Today I had a spark of appreciation for the playground. Instead of sitting on the edge of the bench, muscles tensed, jaw tight, craning my neck to watch my daughter’s every movement, I listened to my husband who said, “I allow you to not watch her.” He said he would not blame me if someone stole her so I allowed myself to sit back into the bench, the sun on my face and observe. The playground presented itself to me as a live-action metaphor for life: to live with abandon, to soar through infinite possibilities on the power of your imagination, to introduce yourself to strangers and have an adventure together, to disagree on the rules but be fair and kind because we are born to empathize and connect and love.
4 thoughts on ““I Hate Playgrounds” Club”
I love and hate the playground. I love how quickly kids make friends on the playground. My somewhat reserved 4 year old daughter will just go up to someone else and say, “Girl! Do you want to play?” And, that’s’ that. Best friends … well, at least for the thirty minutes we’re there!
I was never good at going up to kids and just talking. Better now. Much better but my daughter is truly inspirational how she has the balls! Thanks for reading!
I’m nearing the golden age of playgrounds where I won’t have to participate in the activities much at all…maybe even read a book while G plays.

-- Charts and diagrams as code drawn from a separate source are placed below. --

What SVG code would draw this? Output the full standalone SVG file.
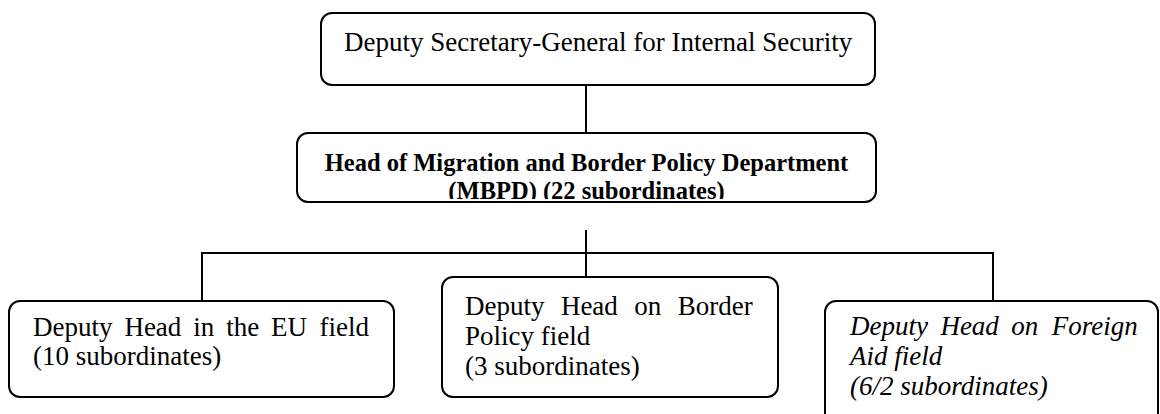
<svg xmlns="http://www.w3.org/2000/svg" width="1160" height="414" viewBox="0 0 1160 414">
<style>
.box{fill:#fff;stroke:#000;stroke-width:2}
.ln{fill:none;stroke:#000;stroke-width:2}
.t{font-family:"Liberation Serif","Times New Roman",serif;font-size:27px;fill:#000}
.b{font-weight:bold;font-size:24.5px}
.i{font-style:italic}
</style>
<defs>
<clipPath id="midclip"><rect x="297" y="133" width="579" height="66"/></clipPath>
</defs>
<g id="connectors">
<line class="ln" x1="586" y1="85" x2="586" y2="133"/>
<line class="ln" x1="586" y1="230" x2="586" y2="277"/>
<polyline class="ln" points="202,301 202,253 993,253 993,301"/>
</g>
<g id="top">
<rect class="box" x="321" y="13" width="554" height="72" rx="11"/>
<text class="t" x="344" y="51">Deputy Secretary-General for Internal Security</text>
</g>
<g id="mbpd">
<rect class="box" x="297" y="133" width="579" height="69" rx="11"/>
<g clip-path="url(#midclip)">
<text class="t b" x="586.5" y="171" text-anchor="middle">Head of Migration and Border Policy Department</text>
<text class="t b" x="586.5" y="199" text-anchor="middle">(MBPD) (22 subordinates)</text>
</g>
</g>
<g id="eu">
<rect class="box" x="9" y="301" width="385" height="96" rx="11"/>
<text class="t" y="336"><tspan x="33">Deputy</tspan><tspan x="124.4">Head</tspan><tspan x="193.3">in</tspan><tspan x="226.2">the</tspan><tspan x="271.1">EU</tspan><tspan x="369" text-anchor="end">field</tspan></text>
<text class="t" x="33" y="365">(10 subordinates)</text>
</g>
<g id="border">
<rect class="box" x="442" y="277" width="336" height="120" rx="11"/>
<text class="t" y="315"><tspan x="465">Deputy</tspan><tspan x="560.9">Head</tspan><tspan x="634.3">on</tspan><tspan x="752.7" text-anchor="end">Border</tspan></text>
<text class="t" x="465" y="345">Policy field</text>
<text class="t" x="465" y="375">(3 subordinates)</text>
</g>
<g id="aid">
<rect class="box" x="825" y="301" width="333" height="130" rx="11"/>
<text class="t i" y="335"><tspan x="850">Deputy</tspan><tspan x="940.4">Head</tspan><tspan x="1011.3">on</tspan><tspan x="1137.7" text-anchor="end">Foreign</tspan></text>
<text class="t i" x="850" y="365">Aid field</text>
<text class="t i" x="850" y="395">(6/2 subordinates)</text>
</g>
</svg>
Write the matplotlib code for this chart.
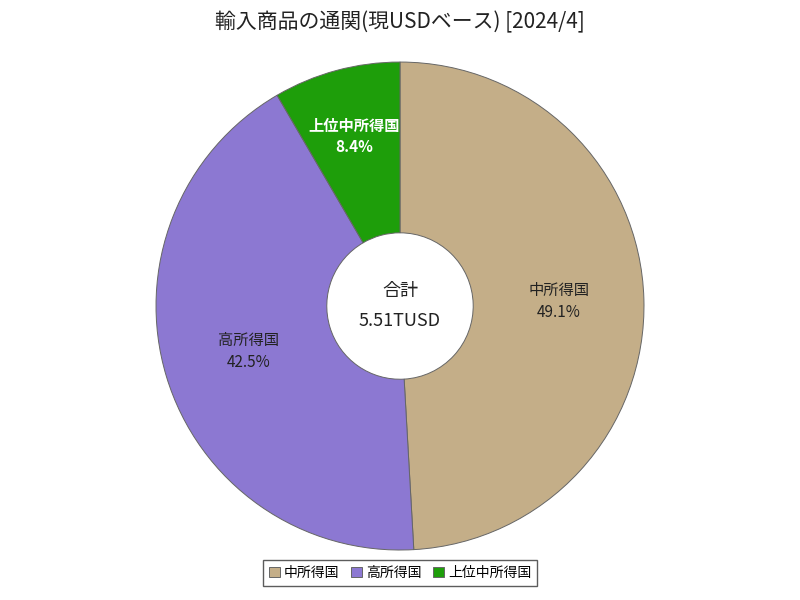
import matplotlib
matplotlib.use("Agg")
import matplotlib.pyplot as plt

plt.rcParams['font.family'] = ['Noto Sans CJK JP', 'DejaVu Sans']

labels = ["中所得国", "高所得国", "上位中所得国"]
values = [49.1, 42.5, 8.4]
colors = ["#c4ae88", "#8c78d2", "#1e9e0a"]
title = "輸入商品の通関(現USDベース) [2024/4]"
center_text = "合計\n5.51TUSD"

fig = plt.figure(figsize=(8, 6), dpi=100)
ax = fig.add_axes([0.195, 0.0833, 0.61, 0.8133])
wedges, _ = ax.pie(values, colors=colors, startangle=90, counterclock=False,
                   radius=1.0, wedgeprops=dict(width=0.7, edgecolor="#666666", linewidth=0.7))
import numpy as np
ang = 90
for lab, v, w in zip(labels, values, wedges):
    mid = np.deg2rad((w.theta1 + w.theta2) / 2)
    r = 0.65 if v > 20 else 0.72
    x, y = r * np.cos(mid), r * np.sin(mid)
    col = "white" if lab == "上位中所得国" else "#222222"
    ax.text(x, y, f"{lab}\n{v}%", ha="center", va="center", fontsize=11,
            color=col, fontweight="bold" if col == "white" else "normal", linespacing=1.4)
ax.text(0, 0, center_text, ha="center", va="center", fontsize=13, color="#222222", linespacing=1.8)
ax.set_xlim(-1, 1); ax.set_ylim(-1, 1)
ax.set_aspect("equal")
fig.text(0.5, 0.963, title, ha="center", va="center", fontsize=15, color="#222222")
leg = fig.legend(wedges, labels, loc="center", bbox_to_anchor=(0.5, 0.045), ncol=3,
                 frameon=True, fontsize=10, handlelength=0.8, handletextpad=0.3,
                 columnspacing=0.8, borderpad=0.4, fancybox=False, markerscale=1)
leg.get_frame().set_edgecolor("#333333")
# circular handles
for h in leg.legend_handles:
    pass
fig.savefig("out.png", dpi=100)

So looking forward to that. But what made me laugh here is your comment about kids going up the slide. I feel the same way! To the degree that I’ve been putting off reading a parenting book that by all accounts lines up well with my philosophies (no homework, lots of outside unstructured play, etc), just because it’s called something like ‘It’s OK To Go Up the Slide’. I get the authors intent with the title, but still – it’s actually NOT ok to allow your kid to be inconsiderate when others are trying to play.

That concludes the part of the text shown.